Artemidorus, writing in the second century, catalogued performance dreams with a directness I find bracing. He’d have read a stadium dream as a simple oracle: what you’re about to perform, you’ll perform in public, and the crowd’s response tells you whether your waking enterprise will flourish. I don’t read it that literally. But the instinct to connect the crowd’s mood to your own waking confidence strikes me as basically right. Your dream crowd is a mood barometer wearing strangers’ faces.
The stadium that keeps coming back
Recurring stadium dreams tend to cluster around periods of sustained evaluation: a long job search, a creative project that needs an audience, a relationship where you feel perpetually auditioned. The stadium doesn’t retire until the audition ends, one way or another.

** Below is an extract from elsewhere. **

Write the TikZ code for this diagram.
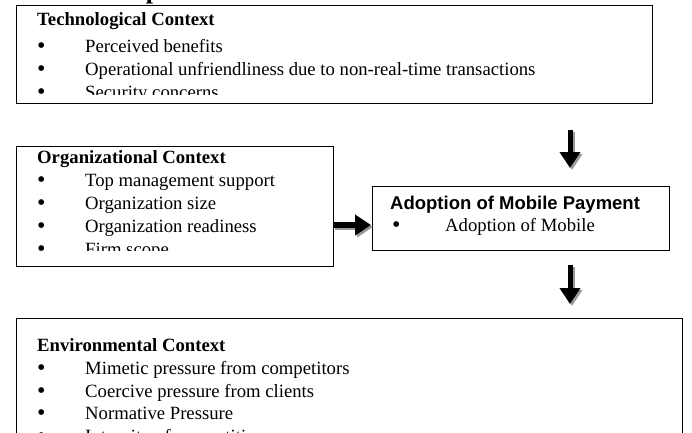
\documentclass[tikz,border=0pt]{standalone}
\usepackage{fontspec}
\setmainfont{Liberation Serif}
\newfontfamily\arialfont{Liberation Sans}
\usetikzlibrary{arrows.meta}
\begin{document}
\begin{tikzpicture}[x=1pt,y=-1pt,
  box/.style={draw, line width=0.9pt, inner sep=0pt, anchor=north west},
  txt/.style={anchor=base west, inner sep=0pt, font=\fontsize{18.7}{18.7}\selectfont},
  bul/.style={anchor=base west, inner sep=0pt, text height=8pt, text depth=0pt, font=\fontsize{24}{24}\selectfont},
  head/.style={txt, font=\fontsize{18.7}{18.7}\selectfont\bfseries},
  bigarrow/.style={line width=5pt, -{Triangle[width=20pt,length=16pt]},
    preaction={draw=black!40, line width=5pt, -{Triangle[width=20pt,length=16pt]},
      transform canvas={shift={(2pt,-2pt)}}}}]
\useasboundingbox (0,0) rectangle (692,432);
% clipped title fragment
\begin{scope}
  \clip (0,0) rectangle (692,5);
  \node[anchor=base, inner sep=0pt, font=\fontsize{26}{26}\selectfont\bfseries] (ttl) at (153,-2) {p};
\end{scope}
% boxes
\node[box, minimum width=636pt, minimum height=98pt] (tech) at (16,5) {};
\node[box, minimum width=317pt, minimum height=120pt] (org) at (16,146) {};
\node[box, minimum width=297pt, minimum height=64pt] (adopt) at (372,186) {};
\node[box, minimum width=666pt, minimum height=130pt] (env) at (16,318) {};
% technological
\begin{scope}
  \clip (17,6) rectangle (651,94);
  \node[head] (t0) at (37,25) {Technological Context};
  \node[bul] (t1b) at (37,53) {•}; \node[txt] (t1) at (85,52) {Perceived benefits};
  \node[bul] (t2b) at (37,76) {•}; \node[txt] (t2) at (85,75) {Operational unfriendliness due to non-real-time transactions};
  \node[bul] (t3b) at (37,99) {•}; \node[txt] (t3) at (85,98) {Security concerns};
\end{scope}
% organizational
\begin{scope}
  \clip (17,147) rectangle (332,250);
  \node[head] (o0) at (37,163) {Organizational Context};
  \node[bul] (o1b) at (37,187) {•}; \node[txt] (o1) at (85,186) {Top management support};
  \node[bul] (o2b) at (37,210) {•}; \node[txt] (o2) at (85,209) {Organization size};
  \node[bul] (o3b) at (37,233) {•}; \node[txt] (o3) at (85,232) {Organization readiness};
  \node[bul] (o4b) at (37,256) {•}; \node[txt] (o4) at (85,255) {Firm scope};
\end{scope}
% adoption
\node[txt, font=\arialfont\fontsize{18.5}{18.5}\selectfont\bfseries] (a0) at (390,209) {Adoption of Mobile Payment};
\node[bul] (a1b) at (392,232) {•}; \node[txt] (a1) at (445,231) {Adoption of Mobile};
% environmental
\begin{scope}
  \clip (17,319) rectangle (681,432);
  \node[head] (e0) at (37,351) {Environmental Context};
  \node[bul] (e1b) at (37,375) {•}; \node[txt] (e1) at (85,374) {Mimetic pressure from competitors};
  \node[bul] (e2b) at (37,398) {•}; \node[txt] (e2) at (85,397) {Coercive pressure from clients};
  \node[bul] (e3b) at (37,420) {•}; \node[txt] (e3) at (85,419) {Normative Pressure};
  \node[bul] (e4b) at (37,443) {•}; \node[txt] (e4) at (85,442) {Intensity of competition};
\end{scope}
% arrows
\coordinate (d1s) at (570,130);
\coordinate (d1e) at (570,168);
\coordinate (d2s) at (570,265);
\coordinate (d2e) at (570,304);
\coordinate (rs) at (333,225);
\coordinate (re) at (371,225);
\draw[bigarrow] (d1s) -- (d1e);
\draw[bigarrow] (d2s) -- (d2e);
\draw[bigarrow, line width=6pt] (rs) -- (re);
\end{tikzpicture}
\end{document}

If you dream of a train station, there’s often a similar quality of transition and exposure, though the energy there is about departure rather than performance. And if your stadium dream shades into something more claustrophobic, enclosed, pressing, it may be doing the same emotional work as dreaming of a cave: a space that contains you in a way you haven’t fully decided is safe.
That coach, by the way, never did look up from his clipboard. I don’t know if I was ever actually ready. But I went back onto the field anyway, which is maybe the only answer there is to that kind of inattention. The dream of the stadium, I think, is the mind practicing that moment. Not the performance. The decision to walk out there knowing you might not be ready.

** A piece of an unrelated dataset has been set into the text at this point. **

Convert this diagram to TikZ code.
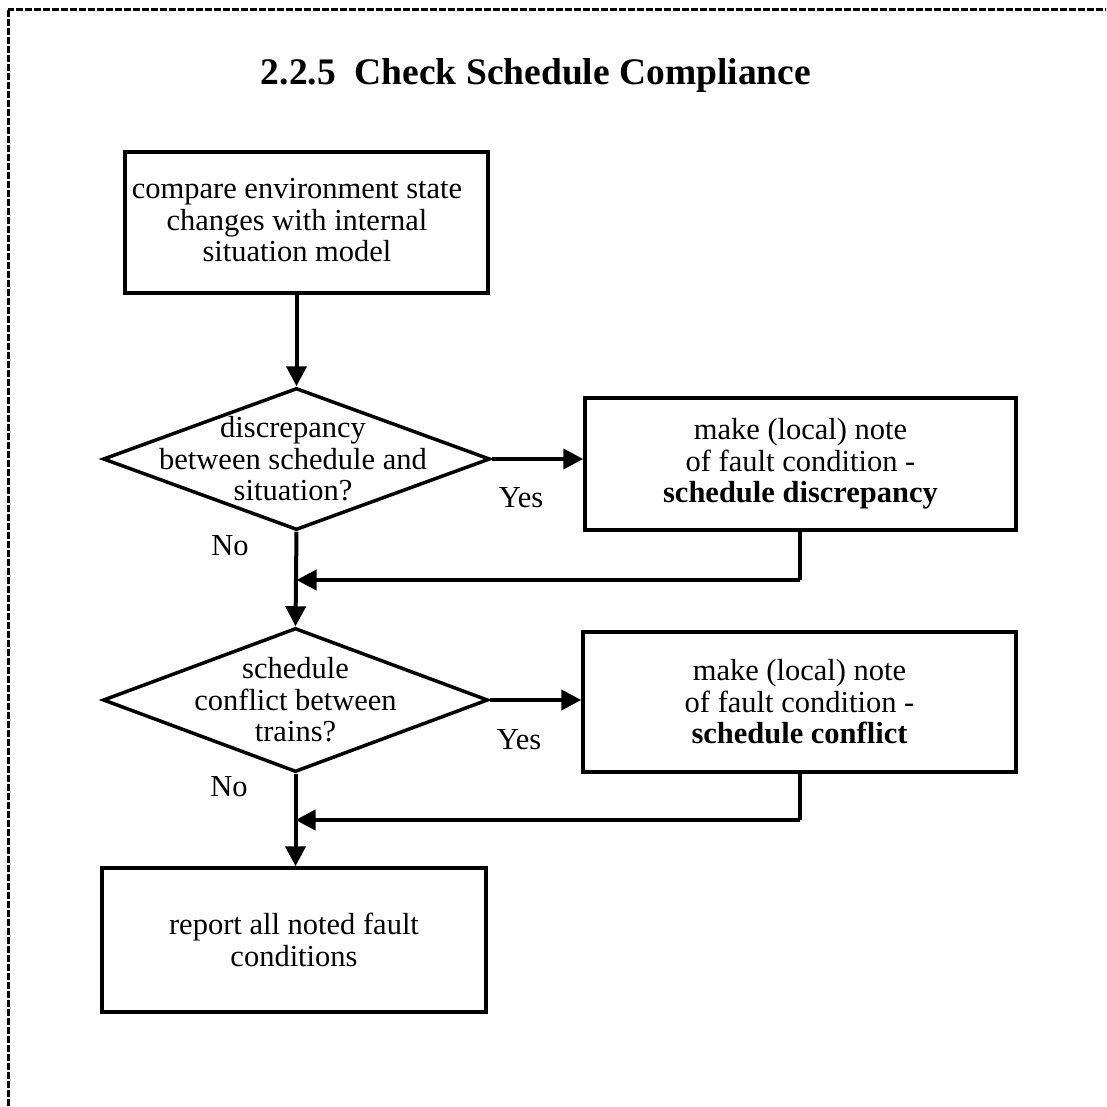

For related texture on public-space dreams, the mosque dream touches a different kind of collective space, one where the gathering is ritual rather than competitive, and the presence of others carries a different emotional charge.
- Was I on the field or in the stands, and did I want to be where I was?
- What was the crowd’s mood, and whose approval does it remind me of in waking life?
- Is there something I’ve been auditioning for, performing for, or waiting to be seen in?
Quick answers
What does dreaming of a stadium mean?
A stadium dream is about performance and audience: who’s watching, who’s evaluating, and where you’re standing in relation to both. The field means you’re being seen. The stands mean you’re watching. Either position carries a question about your waking life that’s worth sitting with.
Why do I dream of an empty stadium?
Empty stadiums often feel lonelier than full ones, which surprises people. All that capacity for witness with no one there can point to work you’re doing that hasn’t found its audience yet, or effort you’re putting in without feeling seen. The emptiness is pointed, not neutral.
What does it mean to dream of performing in a stadium?
It usually reflects real-life situations where you feel evaluated, whether that’s a job, a creative project, a relationship, or something you’re about to put forward. The crowd’s response in the dream is often a direct mirror of your own private assessment of your readiness.
Is a stadium dream anxiety or ambition?
Usually both at once, which is why it’s worth unpacking. Anxiety lives in the crowd’s judgment; ambition lives in the fact that you walked onto the field at all. The dream tends to show you which one is louder right now.